En cuanto a la primera hay que contar con Wallace (un católico) que llegó a unas observaciones parecidas. Por otro lado, Darwin no era un ateo, aunque, de vez en cuando, manifestara ciertas dudas. En su última edición en vida del “origen de las especies” (la 6ª), en el prólogo, admite la compatibilidad de su teoría de la selección natural por el más fuerte con la noción cristiana de creación.
Hoy su teoría de la selección natural del más fuerte se encuentra en el alero, científicamente alicaída. No es de extrañar. Sirvió en su momento; pero ha sido una rémora después. Simplemente no se sostiene como tal teoría, aunque haya abierto una línea de pensamiento en su momento. Hay que tener en cuenta que faltaban 20 años para los experimentos de Mendel, monje agustino, y otros 30 más para que alguien se diera cuenta de su importancia. Y otros 30 más, para que se supiera lo que era el ADN, otros 20 más (en total 100 años) hasta el descubrimiento de la doble hélice y del código genético. Es imposible, por tanto, que la moderna genética pudiera siquiera pasarle por la cabeza.
Sin embargo, otros aprovecharon sus elucubraciones para hacer una teoría social acerca del triunfo del más fuerte. Nos encontramos en plena industrialización de Inglaterra, y esas teorías se afiliaban bien con el liberalismo socioeconómico imperante: los que triunfan son los mejores; y por ser los mejores, sólo ellos pueden “perpetuarse”: social e individualmente.

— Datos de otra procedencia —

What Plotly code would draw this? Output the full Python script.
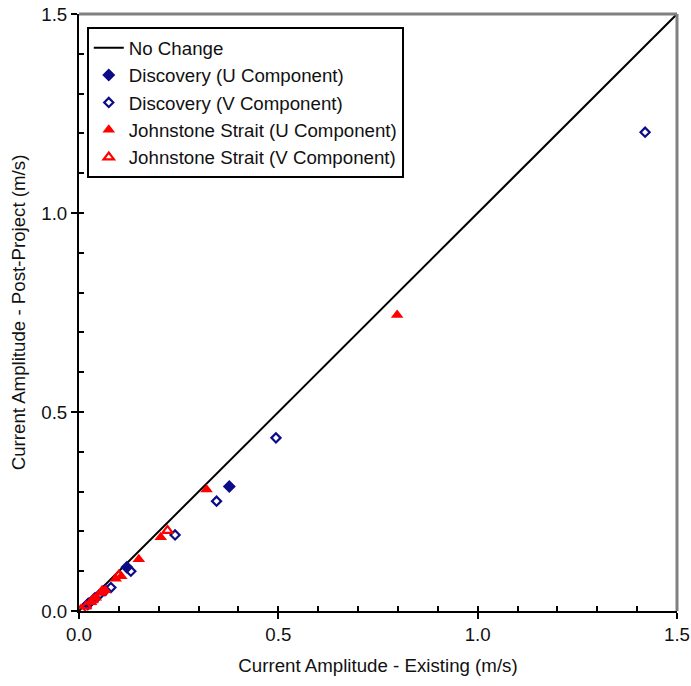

Es, sin embargo, en una sociedad puritana, donde esto cala profundamente, porque además, los señalados por la naturaleza como mejores coinciden con la religión imperante del calvinismo, de los predestinados. Max Weber no acertó del todo, en mi opinión, al poner el acento en la sociedad calvinista del nacimiento del capitalismo, aunque sí, desde luego, de los nefastos resultados de tal capitalismo. Poco a poco, la sociedad inglesa fue adquiriendo conciencia de lo erróneo de estos planteamientos, que, negaban, en la práctica, la libertad y los derechos de los no agraciados y malnacidos.
La cuestión de la ciencia incompatible con la fe, fue ampliándose por algunos malentendidos como la famosa controversia entre Huxley (gran defensor de las ideas de Darwin y de su aplicación a la sociedad) y Wilberforce (obispo anglicano de Oxford).
Desde entonces, los ataques a la fe y especialmente a la Iglesia Católica fueron radicalizándose. El Magisterio de la Iglesia no abrió el pico hasta la encíclica Humani Generis de Pío XII, quien, en 1953, por primera vez aludía a la cuestión acerca del origen del hombre. En 1996, san Juan Pablo II animaba, en un discurso a la Academia de las Pontificia de las Ciencias, a los científicos a continuar investigando acerca del origen de la vida y del hombre, afirmando a su vez que la hipótesis de la evolución es más que una mera hipótesis y, que habría también que hablar –y discernir- las distintas teorías evolutivas. En definitiva, no hay que albergar recelo, pues la verdad (natural) no puede contradecir a la verdad (religiosa o sobrenatural).